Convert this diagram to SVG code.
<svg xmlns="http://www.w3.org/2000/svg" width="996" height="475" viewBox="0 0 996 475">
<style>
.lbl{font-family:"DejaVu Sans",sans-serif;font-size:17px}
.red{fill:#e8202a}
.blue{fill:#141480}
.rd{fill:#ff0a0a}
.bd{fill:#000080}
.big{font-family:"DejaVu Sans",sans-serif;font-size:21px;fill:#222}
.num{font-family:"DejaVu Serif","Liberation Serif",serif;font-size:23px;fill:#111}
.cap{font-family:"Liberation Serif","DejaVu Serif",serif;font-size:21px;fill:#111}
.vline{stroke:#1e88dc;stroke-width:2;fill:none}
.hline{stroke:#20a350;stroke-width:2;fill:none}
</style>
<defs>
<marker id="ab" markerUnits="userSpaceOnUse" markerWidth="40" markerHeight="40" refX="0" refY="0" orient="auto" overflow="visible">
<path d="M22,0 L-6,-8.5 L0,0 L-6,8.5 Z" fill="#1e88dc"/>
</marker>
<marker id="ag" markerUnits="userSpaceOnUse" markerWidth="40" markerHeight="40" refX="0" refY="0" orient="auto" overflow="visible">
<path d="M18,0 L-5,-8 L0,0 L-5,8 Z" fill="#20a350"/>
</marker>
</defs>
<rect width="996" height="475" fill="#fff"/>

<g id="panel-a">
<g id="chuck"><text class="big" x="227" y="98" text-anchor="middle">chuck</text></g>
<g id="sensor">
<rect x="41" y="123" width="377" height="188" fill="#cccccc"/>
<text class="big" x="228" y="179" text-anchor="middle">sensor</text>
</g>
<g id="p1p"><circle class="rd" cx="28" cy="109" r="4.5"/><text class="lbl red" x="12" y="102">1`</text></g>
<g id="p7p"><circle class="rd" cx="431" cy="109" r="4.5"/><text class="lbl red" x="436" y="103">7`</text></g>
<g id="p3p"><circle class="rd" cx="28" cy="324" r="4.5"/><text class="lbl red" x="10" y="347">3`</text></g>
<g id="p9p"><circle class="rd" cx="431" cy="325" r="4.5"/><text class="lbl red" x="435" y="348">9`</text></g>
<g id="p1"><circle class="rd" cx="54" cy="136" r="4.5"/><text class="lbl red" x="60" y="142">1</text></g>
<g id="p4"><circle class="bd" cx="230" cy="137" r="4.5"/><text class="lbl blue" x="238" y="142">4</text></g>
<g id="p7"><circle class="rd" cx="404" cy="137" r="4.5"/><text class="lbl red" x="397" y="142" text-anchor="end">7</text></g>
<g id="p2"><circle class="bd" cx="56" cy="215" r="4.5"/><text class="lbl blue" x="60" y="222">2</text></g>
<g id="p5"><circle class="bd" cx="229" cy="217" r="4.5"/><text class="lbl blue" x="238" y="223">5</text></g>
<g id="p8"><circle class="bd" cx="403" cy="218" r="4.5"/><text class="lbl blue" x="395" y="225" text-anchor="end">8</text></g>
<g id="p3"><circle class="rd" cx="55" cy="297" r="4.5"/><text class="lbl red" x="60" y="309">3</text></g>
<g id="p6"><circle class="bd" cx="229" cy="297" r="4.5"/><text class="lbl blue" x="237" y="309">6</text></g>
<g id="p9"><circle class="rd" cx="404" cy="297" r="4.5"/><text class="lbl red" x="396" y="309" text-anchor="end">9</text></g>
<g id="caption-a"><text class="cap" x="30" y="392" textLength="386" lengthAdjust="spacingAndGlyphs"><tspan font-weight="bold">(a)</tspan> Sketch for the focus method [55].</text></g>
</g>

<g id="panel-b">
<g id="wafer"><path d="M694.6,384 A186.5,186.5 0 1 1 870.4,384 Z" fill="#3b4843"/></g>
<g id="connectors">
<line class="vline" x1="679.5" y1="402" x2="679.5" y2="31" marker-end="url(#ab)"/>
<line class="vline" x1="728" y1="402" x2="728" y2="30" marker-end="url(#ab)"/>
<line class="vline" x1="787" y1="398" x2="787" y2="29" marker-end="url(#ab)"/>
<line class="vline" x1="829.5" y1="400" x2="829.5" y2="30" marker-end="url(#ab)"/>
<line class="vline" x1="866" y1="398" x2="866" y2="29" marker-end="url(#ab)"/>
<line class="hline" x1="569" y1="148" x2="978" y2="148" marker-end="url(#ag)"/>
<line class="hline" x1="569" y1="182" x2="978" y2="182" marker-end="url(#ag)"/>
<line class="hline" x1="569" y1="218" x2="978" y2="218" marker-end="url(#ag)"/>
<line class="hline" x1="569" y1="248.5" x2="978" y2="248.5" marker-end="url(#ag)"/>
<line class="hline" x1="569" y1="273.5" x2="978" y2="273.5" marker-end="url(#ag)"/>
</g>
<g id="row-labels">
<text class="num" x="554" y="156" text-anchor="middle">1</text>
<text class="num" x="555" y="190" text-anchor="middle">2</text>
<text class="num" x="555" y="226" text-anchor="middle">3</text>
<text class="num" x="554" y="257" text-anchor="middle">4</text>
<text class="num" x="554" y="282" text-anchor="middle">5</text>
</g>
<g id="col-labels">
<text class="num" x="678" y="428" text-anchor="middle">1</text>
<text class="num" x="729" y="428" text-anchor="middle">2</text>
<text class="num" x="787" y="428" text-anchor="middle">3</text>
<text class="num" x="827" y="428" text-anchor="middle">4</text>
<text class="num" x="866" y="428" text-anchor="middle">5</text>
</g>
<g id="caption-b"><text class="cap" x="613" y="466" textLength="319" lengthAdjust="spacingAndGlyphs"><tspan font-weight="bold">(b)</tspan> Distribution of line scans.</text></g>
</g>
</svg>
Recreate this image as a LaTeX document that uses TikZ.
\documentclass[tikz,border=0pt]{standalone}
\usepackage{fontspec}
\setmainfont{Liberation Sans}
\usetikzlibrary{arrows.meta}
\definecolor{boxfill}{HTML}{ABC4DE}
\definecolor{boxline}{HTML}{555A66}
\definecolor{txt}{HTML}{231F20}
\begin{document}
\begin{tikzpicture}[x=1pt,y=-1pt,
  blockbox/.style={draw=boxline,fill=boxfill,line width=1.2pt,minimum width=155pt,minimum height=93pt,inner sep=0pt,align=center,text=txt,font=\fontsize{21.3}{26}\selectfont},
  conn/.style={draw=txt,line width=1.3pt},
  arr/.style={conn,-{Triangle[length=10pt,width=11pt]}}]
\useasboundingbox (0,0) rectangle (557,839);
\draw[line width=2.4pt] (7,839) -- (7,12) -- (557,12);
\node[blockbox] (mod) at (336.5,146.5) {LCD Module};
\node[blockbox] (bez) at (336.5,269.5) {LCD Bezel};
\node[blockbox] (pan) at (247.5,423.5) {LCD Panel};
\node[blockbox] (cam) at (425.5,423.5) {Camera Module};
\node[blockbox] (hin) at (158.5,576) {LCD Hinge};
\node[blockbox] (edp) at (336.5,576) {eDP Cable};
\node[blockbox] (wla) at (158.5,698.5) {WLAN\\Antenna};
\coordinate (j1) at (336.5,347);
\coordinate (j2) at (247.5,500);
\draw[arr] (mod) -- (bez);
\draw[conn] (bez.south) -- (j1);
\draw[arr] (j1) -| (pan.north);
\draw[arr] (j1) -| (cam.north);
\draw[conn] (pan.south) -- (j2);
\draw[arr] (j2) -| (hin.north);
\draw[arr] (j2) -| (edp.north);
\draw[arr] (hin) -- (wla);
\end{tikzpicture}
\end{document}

● ● ● ● ● ● ●

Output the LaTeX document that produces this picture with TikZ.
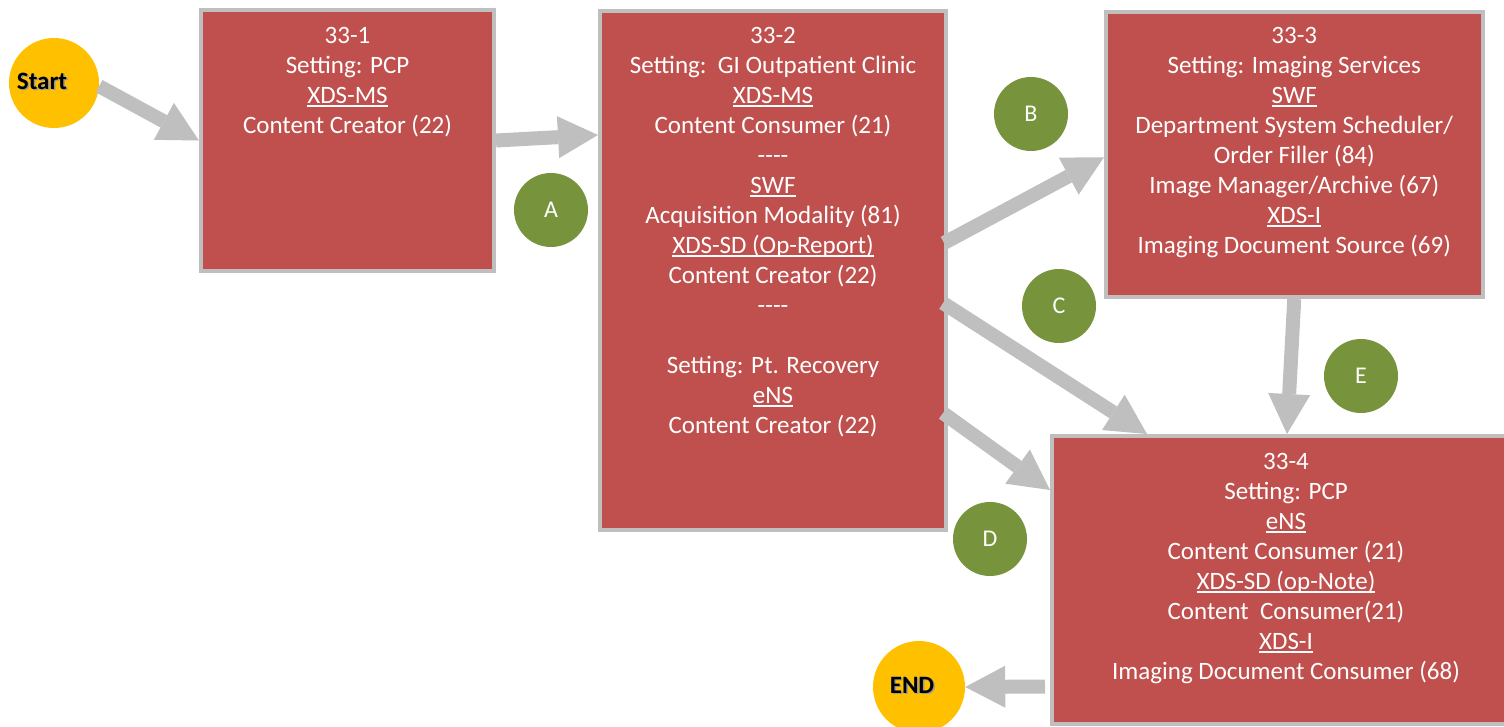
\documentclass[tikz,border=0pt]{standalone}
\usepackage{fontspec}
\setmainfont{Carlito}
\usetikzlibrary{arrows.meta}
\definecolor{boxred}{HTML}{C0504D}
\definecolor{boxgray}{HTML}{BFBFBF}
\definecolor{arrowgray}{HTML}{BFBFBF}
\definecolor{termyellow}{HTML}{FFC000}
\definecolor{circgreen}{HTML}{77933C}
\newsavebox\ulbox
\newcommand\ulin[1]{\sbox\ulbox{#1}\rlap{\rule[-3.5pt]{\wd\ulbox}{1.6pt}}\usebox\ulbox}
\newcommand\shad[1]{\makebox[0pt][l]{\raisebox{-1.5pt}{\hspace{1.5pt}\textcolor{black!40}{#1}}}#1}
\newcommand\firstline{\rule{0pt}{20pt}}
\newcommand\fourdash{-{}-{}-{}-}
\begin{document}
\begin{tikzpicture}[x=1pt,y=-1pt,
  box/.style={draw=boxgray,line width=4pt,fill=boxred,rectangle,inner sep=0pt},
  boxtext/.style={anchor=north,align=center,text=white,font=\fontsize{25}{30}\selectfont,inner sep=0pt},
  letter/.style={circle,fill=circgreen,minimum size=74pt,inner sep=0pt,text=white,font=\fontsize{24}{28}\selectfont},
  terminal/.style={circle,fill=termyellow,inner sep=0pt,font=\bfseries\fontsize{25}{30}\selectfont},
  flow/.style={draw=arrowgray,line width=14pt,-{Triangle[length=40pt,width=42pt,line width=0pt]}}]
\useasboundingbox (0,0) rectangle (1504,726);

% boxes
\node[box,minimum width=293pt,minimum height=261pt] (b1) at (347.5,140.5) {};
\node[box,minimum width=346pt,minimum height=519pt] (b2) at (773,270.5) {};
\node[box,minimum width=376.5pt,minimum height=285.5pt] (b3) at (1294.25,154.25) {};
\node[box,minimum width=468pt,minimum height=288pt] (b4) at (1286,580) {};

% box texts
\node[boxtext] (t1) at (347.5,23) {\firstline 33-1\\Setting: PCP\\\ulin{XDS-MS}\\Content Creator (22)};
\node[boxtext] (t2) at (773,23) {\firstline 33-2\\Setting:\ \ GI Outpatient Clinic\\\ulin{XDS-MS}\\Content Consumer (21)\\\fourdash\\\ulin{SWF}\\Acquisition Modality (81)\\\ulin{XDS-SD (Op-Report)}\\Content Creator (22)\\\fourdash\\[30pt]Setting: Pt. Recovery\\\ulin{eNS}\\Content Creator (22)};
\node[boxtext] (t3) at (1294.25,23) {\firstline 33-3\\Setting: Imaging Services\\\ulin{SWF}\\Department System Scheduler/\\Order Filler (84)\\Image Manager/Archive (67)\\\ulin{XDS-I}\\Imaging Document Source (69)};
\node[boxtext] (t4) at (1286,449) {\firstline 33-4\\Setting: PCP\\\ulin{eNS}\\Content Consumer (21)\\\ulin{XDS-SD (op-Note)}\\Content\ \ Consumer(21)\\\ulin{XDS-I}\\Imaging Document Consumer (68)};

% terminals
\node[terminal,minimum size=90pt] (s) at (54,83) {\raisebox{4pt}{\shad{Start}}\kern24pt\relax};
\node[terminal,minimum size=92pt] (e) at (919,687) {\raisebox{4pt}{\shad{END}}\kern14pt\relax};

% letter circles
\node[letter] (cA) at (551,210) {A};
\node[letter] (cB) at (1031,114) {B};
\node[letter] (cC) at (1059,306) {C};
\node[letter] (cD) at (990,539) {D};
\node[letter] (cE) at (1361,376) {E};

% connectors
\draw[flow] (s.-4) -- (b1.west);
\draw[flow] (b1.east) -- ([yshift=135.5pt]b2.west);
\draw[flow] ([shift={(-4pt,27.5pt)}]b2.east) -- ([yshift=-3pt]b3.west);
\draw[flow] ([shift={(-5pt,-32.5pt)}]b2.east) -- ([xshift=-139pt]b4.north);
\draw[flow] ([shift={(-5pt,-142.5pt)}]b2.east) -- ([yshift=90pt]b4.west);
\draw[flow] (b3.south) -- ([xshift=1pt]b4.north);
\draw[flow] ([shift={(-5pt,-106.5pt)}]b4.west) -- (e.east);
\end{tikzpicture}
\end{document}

● ● ● ● ● ● ●

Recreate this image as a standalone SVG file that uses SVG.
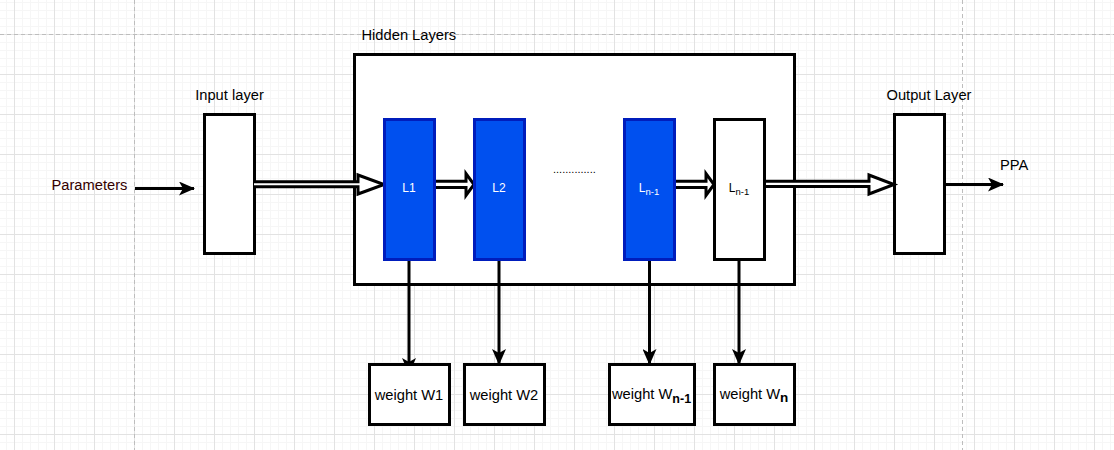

● ● ● ● ● ● ●

Stated problem: Pick out and copy the lines of the entries that hold the string "LaTeX".

Result of the task:
Recreate this image as a LaTeX document that uses TikZ.
Output the LaTeX document that produces this picture with TikZ.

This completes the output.